One is, however, inclined to wonder whether this displayed identitarian spirit might also turn into a problem to obtain wider consensus. While the overwhelming support for the revolution (which is not only democratic) in society is undeniable and thus the central demand for a constituent assembly rallies a clear majority, this will certainly not be true for the communism let alone for the PCOT's particular brand. It is not by accident that some within the party proposed to change the name into Workers’ Party.
After a cultural program which not only stressed the communist heritage but also repeated the support for the Palestinian cause, came the central speech of Hamma Hammami, the leader of the PCOT, former political prisoner and widely recognized front figure against Ben Ali’s dictatorship. It touched central points of the current conflicts in Tunisia:
He insisted that the democratic revolution cannot be fulfilled if it does not become a social one, an anti-Zionist, an anti-imperialist one. Actually the movement did head in this direction as it was not by accident that the miners paved the way for the toppling of Ben Ali.

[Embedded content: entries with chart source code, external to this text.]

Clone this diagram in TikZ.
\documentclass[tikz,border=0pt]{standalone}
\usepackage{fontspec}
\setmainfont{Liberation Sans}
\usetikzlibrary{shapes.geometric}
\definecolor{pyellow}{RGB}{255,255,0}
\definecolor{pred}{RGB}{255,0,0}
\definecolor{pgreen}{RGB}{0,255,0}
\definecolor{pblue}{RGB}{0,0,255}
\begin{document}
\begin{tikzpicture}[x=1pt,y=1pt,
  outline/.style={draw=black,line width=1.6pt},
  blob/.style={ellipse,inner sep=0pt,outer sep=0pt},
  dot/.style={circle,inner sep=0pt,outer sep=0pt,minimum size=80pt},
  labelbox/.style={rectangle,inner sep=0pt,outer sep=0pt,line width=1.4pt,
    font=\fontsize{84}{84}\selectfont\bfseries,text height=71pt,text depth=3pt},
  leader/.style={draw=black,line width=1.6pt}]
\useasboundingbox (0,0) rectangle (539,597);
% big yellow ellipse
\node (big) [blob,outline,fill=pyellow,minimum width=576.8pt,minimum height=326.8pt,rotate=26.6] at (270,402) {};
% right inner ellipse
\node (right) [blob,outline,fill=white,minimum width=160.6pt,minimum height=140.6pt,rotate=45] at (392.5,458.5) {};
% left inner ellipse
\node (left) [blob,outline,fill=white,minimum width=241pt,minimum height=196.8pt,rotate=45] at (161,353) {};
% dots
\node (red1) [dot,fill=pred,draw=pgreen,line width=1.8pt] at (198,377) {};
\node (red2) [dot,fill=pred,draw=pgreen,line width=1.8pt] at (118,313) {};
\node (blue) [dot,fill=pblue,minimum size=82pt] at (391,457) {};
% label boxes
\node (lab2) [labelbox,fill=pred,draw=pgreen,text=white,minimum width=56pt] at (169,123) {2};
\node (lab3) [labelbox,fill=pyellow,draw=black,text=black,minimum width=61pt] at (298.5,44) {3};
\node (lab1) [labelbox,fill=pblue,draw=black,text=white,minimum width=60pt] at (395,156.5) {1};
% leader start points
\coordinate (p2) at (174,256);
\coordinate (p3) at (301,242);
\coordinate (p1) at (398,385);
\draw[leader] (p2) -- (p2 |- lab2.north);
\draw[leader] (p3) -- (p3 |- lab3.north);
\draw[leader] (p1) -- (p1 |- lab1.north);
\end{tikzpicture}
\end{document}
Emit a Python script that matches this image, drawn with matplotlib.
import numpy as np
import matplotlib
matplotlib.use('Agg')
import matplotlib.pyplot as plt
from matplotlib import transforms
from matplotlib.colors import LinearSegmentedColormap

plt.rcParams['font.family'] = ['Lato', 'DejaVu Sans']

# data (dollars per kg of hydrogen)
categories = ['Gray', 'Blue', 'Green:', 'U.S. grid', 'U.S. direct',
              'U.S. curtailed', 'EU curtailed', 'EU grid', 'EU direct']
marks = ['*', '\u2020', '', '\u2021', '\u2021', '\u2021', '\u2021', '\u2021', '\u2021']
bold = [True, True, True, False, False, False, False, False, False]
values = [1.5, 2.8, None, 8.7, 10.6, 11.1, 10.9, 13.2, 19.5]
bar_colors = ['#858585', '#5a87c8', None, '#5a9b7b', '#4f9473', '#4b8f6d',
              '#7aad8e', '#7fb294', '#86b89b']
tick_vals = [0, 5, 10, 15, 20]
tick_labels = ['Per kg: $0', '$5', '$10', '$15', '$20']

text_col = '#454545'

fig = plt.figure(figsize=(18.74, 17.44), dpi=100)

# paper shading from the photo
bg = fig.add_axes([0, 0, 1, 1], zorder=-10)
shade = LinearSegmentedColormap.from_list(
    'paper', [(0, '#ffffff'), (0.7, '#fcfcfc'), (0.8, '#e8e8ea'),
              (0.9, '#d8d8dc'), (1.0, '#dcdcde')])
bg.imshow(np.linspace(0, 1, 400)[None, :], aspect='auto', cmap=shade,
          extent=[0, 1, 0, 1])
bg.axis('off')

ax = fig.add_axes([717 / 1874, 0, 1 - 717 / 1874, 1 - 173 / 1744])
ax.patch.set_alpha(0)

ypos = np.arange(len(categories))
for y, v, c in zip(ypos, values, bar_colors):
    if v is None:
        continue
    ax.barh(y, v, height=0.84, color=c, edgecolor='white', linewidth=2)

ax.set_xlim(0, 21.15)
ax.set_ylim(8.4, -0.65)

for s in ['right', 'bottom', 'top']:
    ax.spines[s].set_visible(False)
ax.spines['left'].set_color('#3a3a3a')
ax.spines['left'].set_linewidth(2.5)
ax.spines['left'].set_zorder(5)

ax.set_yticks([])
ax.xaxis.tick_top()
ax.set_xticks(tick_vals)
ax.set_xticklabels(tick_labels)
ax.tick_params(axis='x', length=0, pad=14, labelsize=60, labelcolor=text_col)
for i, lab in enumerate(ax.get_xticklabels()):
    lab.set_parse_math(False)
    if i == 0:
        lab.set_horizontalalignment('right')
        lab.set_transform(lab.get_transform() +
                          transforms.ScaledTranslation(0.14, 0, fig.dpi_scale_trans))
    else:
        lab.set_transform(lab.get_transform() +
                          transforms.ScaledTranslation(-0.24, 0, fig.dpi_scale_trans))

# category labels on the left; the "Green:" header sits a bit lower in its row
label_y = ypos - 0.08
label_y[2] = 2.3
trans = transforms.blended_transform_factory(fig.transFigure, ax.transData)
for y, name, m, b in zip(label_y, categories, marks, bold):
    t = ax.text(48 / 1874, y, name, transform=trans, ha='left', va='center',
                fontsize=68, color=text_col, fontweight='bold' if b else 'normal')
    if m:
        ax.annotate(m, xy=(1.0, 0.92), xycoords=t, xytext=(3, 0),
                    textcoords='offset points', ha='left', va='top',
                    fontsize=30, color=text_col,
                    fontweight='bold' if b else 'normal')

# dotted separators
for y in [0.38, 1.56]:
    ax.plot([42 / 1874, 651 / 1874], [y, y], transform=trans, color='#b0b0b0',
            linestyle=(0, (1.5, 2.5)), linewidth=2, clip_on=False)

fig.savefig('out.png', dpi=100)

Hammami remembered, however, that the old elites still control the regime and that the old system so far has not changed much in terms of the societal structure. The poor continue to remain poor.
Actually we are faced with a counterrevolutionary regime which tries to stop the revolution by all means; Hammami said. For example the provisional government is reluctant to prepare the elections for the constituent assembly tacitly even trying to derail it. At this point Hammami called upon his people to register for the election and thus to help to transform the assembly into a revolutionary one.
Also at this point questions arise. While the inscription process is scheduled to be closed with the beginning of August, for the time being only a tiny percentage has registered. Certainly it is also possible to vote only by producing the identity card – as both PCOT and Ennahda demand. But the regime is likely to use this low inscription rate to delegimise the assembly. Some people think that the regime will even try to abort the elections. Under these condition the mere holding of the elections with strong popular participation is an act of continuation of the revolution. To achieve this, a co-operation with the Islamic forces seems necessary who also want the assembly to take shape.
Although Hammami in his speech defended Ennahda against the regime’s accusations to be behind some violent incidents, he nevertheless strongly lashed out against them on the question of the Islamic state and the Sharia laws. Given the fact that Ennahta has embraced a democratic state and thus the sovereignty of the people over legislation the attacks seems to echo the secularist sentiments – which apparently are also strong among the base of the PCOT. But these today play for the old regime who used to display itself as the saveguard for a secular state and continues to do so. Actually the main danger for the constituent assembly and the continuation of the revolution is exactly this secularist bloc which might even lead to abort the elections – remember the Algerian precedent.
Hammami closed with denouncing the NATO intervention in Libya and refusing any Imperialist intervention even under Arab disguise. He reiterated the support for the liberation of Palestine against Zionism.